A Roth IRA is a distant cousin of the traditional IRA. They have similar names but there are distinct differences.
The benefits of a Roth IRA
In contrast to a traditional IRA, contributions to a Roth IRA are not tax deductible, however all earnings and withdrawals from a Roth are tax free and there are no minimum required distributions from a Roth during the lifetime of the original owner. As a result, Roths are a particularly good way to save for retirement or for the benefit of heirs.
Individuals can contribute 100% of their earned income, up to $5,500 ($6,500 for those over 50) to either a Roth or traditional IRA, although those over 70-1/2 years old cannot contribute to a traditional IRA. Contributions to a Roth IRA are limited to those with a modified adjusted gross income (MAGI) below $133,000 for single individual and $196,000 for those filing jointly. Income limitations are even lower for a traditional tax-deductible IRA
The income limitation presents a problem for some taxpayers who would like to contribute to a Roth since those with incomes above the limitations are not eligible to contribute to either a Roth or a traditional tax-deductible IRA. In contrast, there are no income limits for contributing to a non deductible IRA.
Since there are no income limitations on the conversion of a non-deductible IRA to a Roth IRA, that opens a “back-door” for taxpayers who exceed those income limitations. Specifically they may first make a contribution to a non-deductible IRA and then convert this to a Roth. If the taxpayer has no other traditional IRA’s the only tax due is from any gain on investments in the non-deductible IRA before it is converted to a Roth.
It is possible for an individual to do a “backdoor” Roth contribution every year and build up a reasonable sized Roth IRA which will never be taxed.
One important caveat is that if the taxpayer also has traditional pre-tax IRAs, then IRS “pro-rata” rule limits will result in taxes on the conversion. This means that the IRS looks at the total of all your IRA’s combined and the proportion of that money that has not yet been taxed. For example, if you have a combined total of $100,000 in both traditional deductible and non-deductible IRA’s, and $75,000 (75%) of that is in traditional tax deductible IRA’s, then 75% of any conversion will be taxed.
Yet, if the taxpayer’s 401K plan allows, it may be possible to move traditional IRA’s to their 401K plan and then contribute to a non-deductible IRA and subsequently convert the non-deductible IRA to a Roth IRA.
A second caveat is that the Tax Court recognizes a “step transaction doctrine” which rules that separate transactions, even if legally done, can be viewed as a single integrated transaction.

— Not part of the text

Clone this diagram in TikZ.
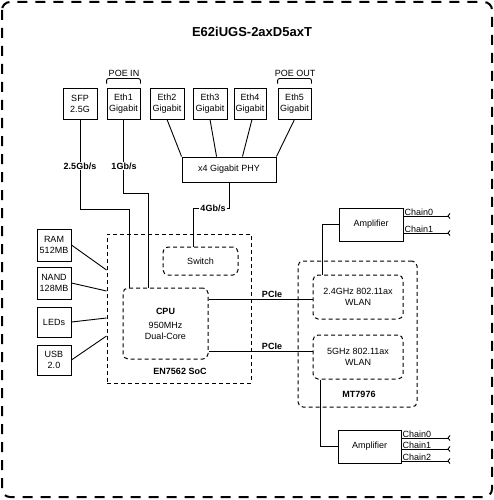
\documentclass[tikz,border=0pt]{standalone}
\usepackage{fontspec}
\setmainfont{Liberation Sans}
\usetikzlibrary{arrows.meta,calc}
\begin{document}
\begin{tikzpicture}[x=1pt,y=-1pt,
  every node/.style={font=\fontsize{9}{11}\selectfont, inner sep=0pt, align=center},
  box/.style={draw, line width=0.9pt, minimum height=31pt},
  dbox/.style={draw, line width=1pt, dash pattern=on 4pt off 3pt},
  rdbox/.style={dbox, rounded corners=5pt},
  lbl/.style={font=\fontsize{9}{11}\selectfont\bfseries, fill=white, inner sep=1pt},
  blbl/.style={font=\fontsize{9}{11}\selectfont\bfseries},
  wire/.style={line width=0.9pt},
  chain/.style={wire, -{Straight Barb[reversed,length=2pt,width=5pt]}},
  chlbl/.style={anchor=base west, font=\fontsize{9}{10}\selectfont, inner sep=0pt},
  brace/.style={line width=0.9pt, rounded corners=2pt}
]
\useasboundingbox (0,0) rectangle (494,500);
% outer frame
\draw[line width=2pt, dash pattern=on 10pt off 8pt, rounded corners=8pt] (2,2) rectangle (492,497);
\node[font=\fontsize{13}{15}\selectfont\bfseries] (title) at (252,32) {E62iUGS-2axD5axT};

% top ports
\node[box, minimum width=34pt] (sfp)  at (80,103.5)  {SFP\\2.5G};
\node[box, minimum width=33pt] (eth1) at (123.5,103.5) {Eth1\\Gigabit};
\node[box, minimum width=34pt] (eth2) at (167,103.5) {Eth2\\Gigabit};
\node[box, minimum width=34pt] (eth3) at (210,103.5) {Eth3\\Gigabit};
\node[box, minimum width=32pt] (eth4) at (250,103.5) {Eth4\\Gigabit};
\node[box, minimum width=33pt] (eth5) at (294.5,103.5) {Eth5\\Gigabit};

% POE braces
\node (poein)  at (124,73) {POE IN};
\node (poeout) at (295,73) {POE OUT};
\draw[brace] ([yshift=4pt]eth1.north west) -- ++(0,-5) -| ([yshift=4pt]eth1.north east);
\draw[brace] ([yshift=4pt]eth5.north west) -- ++(0,-5) -| ([yshift=4pt]eth5.north east);

% PHY
\node[box, minimum width=94pt, minimum height=25pt] (phy) at (229,169.5) {x4 Gigabit PHY};
\draw[wire] (eth2.south) -- (phy.north west);
\draw[wire] (eth3.south) -- ([xshift=35pt]phy.north west);
\draw[wire] ([xshift=2pt]eth4.south) -- ([xshift=-34pt]phy.north east);
\draw[wire] (eth5.south) -- (phy.north east);

% SoC
\node[dbox, minimum width=144pt, minimum height=149pt] (soc) at (179,308.5) {};
\node[blbl] (soclbl) at (180,371) {EN7562 SoC};
\node[rdbox, minimum width=75pt, minimum height=28pt] (switch) at (200.5,261) {Switch};
\node[rdbox, minimum width=85pt, minimum height=71pt] (cpu) at (165.5,323.5)
  {\textbf{CPU}\\[3pt]950MHz\\Dual-Core};

% port wires to CPU / switch
\draw[wire] (sfp.south) -- ++(0,90) -| ([xshift=7pt]cpu.north west);
\draw[wire] (eth1.south) -- ++(0,74) -| ([xshift=26pt]cpu.north west);
\draw[wire] (phy.south) -- ++(0,26) -| ([xshift=31pt]switch.north west);
\node[lbl] (l25) at (80,166) {2.5Gb/s};
\node[lbl] (l1)  at (124,166) {1Gb/s};
\node[lbl] (l4)  at (213,208) {4Gb/s};

% left peripherals
\node[box, minimum width=34pt, minimum height=32pt] (ram)  at (54,245) {RAM\\512MB};
\node[box, minimum width=34pt, minimum height=32pt] (nand) at (54,283) {NAND\\128MB};
\node[box, minimum width=34pt, minimum height=30pt] (leds) at (54,322) {LEDs};
\node[box, minimum width=34pt, minimum height=30pt] (usb)  at (54,360) {USB\\2.0};
\draw[wire] (ram.east)  -- ([yshift=38.5pt]soc.west);
\draw[wire] (nand.east) -- ([yshift=17.5pt]soc.west);
\draw[wire] (leds.east) -- ([yshift=-9.5pt]soc.west);
\draw[wire] (usb.east)  -- ([yshift=-27.5pt]soc.west);

% MT7976
\node[rdbox, minimum width=119pt, minimum height=146pt] (mt) at (357.5,334) {};
\node[blbl] (mtlbl) at (359,394) {MT7976};
\node[rdbox, minimum width=90pt, minimum height=44pt] (wlan24) at (358,297) {2.4GHz 802.11ax\\WLAN};
\node[rdbox, minimum width=90pt, minimum height=44pt] (wlan5)  at (358,357) {5GHz 802.11ax\\WLAN};

% PCIe
\coordinate (p1) at ([yshift=24.5pt]cpu.east);
\coordinate (p2) at ([yshift=-27.5pt]cpu.east);
\draw[wire] (p1) -- (p1 -| wlan24.west);
\draw[wire] (p2) -- (p2 -| wlan5.west);
\node[blbl, anchor=base] (pcie1) at (272,297.5) {PCIe};
\node[blbl, anchor=base] (pcie2) at (272,349.5) {PCIe};

% amplifiers
\node[box, minimum width=64pt, minimum height=33pt] (amp1) at (371,224.5) {Amplifier};
\node[box, minimum width=63pt, minimum height=33pt] (amp2) at (369.5,446.5) {Amplifier};
\draw[wire] ([xshift=10pt]wlan24.north west) |- (amp1.west);
\draw[wire] ([xshift=8pt]wlan5.south west) |- (amp2.west);

% chains
\draw[chain] ([yshift=8.5pt]amp1.east) -- ++(47,0);
\draw[chain] ([yshift=-8.5pt]amp1.east) -- ++(47,0);
\node[chlbl] (a1c0) at ([xshift=1pt,yshift=9.5pt]amp1.east) {Chain0};
\node[chlbl] (a1c1) at ([xshift=1pt,yshift=-7.5pt]amp1.east) {Chain1};

\draw[chain] ([yshift=8.5pt]amp2.east) -- ++(49,0);
\draw[chain] ([yshift=-2.5pt]amp2.east) -- ++(49,0);
\draw[chain] ([yshift=-14.5pt]amp2.east) -- ++(49,0);
\node[chlbl] (a2c0) at ([xshift=1pt,yshift=9.5pt]amp2.east) {Chain0};
\node[chlbl] (a2c1) at ([xshift=1pt,yshift=-1.5pt]amp2.east) {Chain1};
\node[chlbl] (a2c2) at ([xshift=1pt,yshift=-13.5pt]amp2.east) {Chain2};
\end{tikzpicture}
\end{document}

To minimize the possibility that the IRS would take that position and disallow the Roth conversion, most experts recommend allowing a reasonable amount of time between contributing to a non-deductible IRA and the subsequent conversion to a Roth and consulting a tax expert. While most tax experts are hesitant to specify a specific period of time, occasionally a period of six months or longer is mentioned.
The Benefits Can Justify the Inconvenience
Although having to use the “backdoor “is not particularly convenient, the benefits of contributing to a Roth are significant. Under current tax laws, a Roth will never be taxed and since there are no minimum distributions required during the owners lifetime, the entire amount can be passed down to beneficiaries after death and not be subject to income taxes.
Of course IRS rules are always subject to change, so it is not possible to determine how long this opportunity will continue to exist. 2017 is especially uncertain since tax reform is a top priority of the current administration.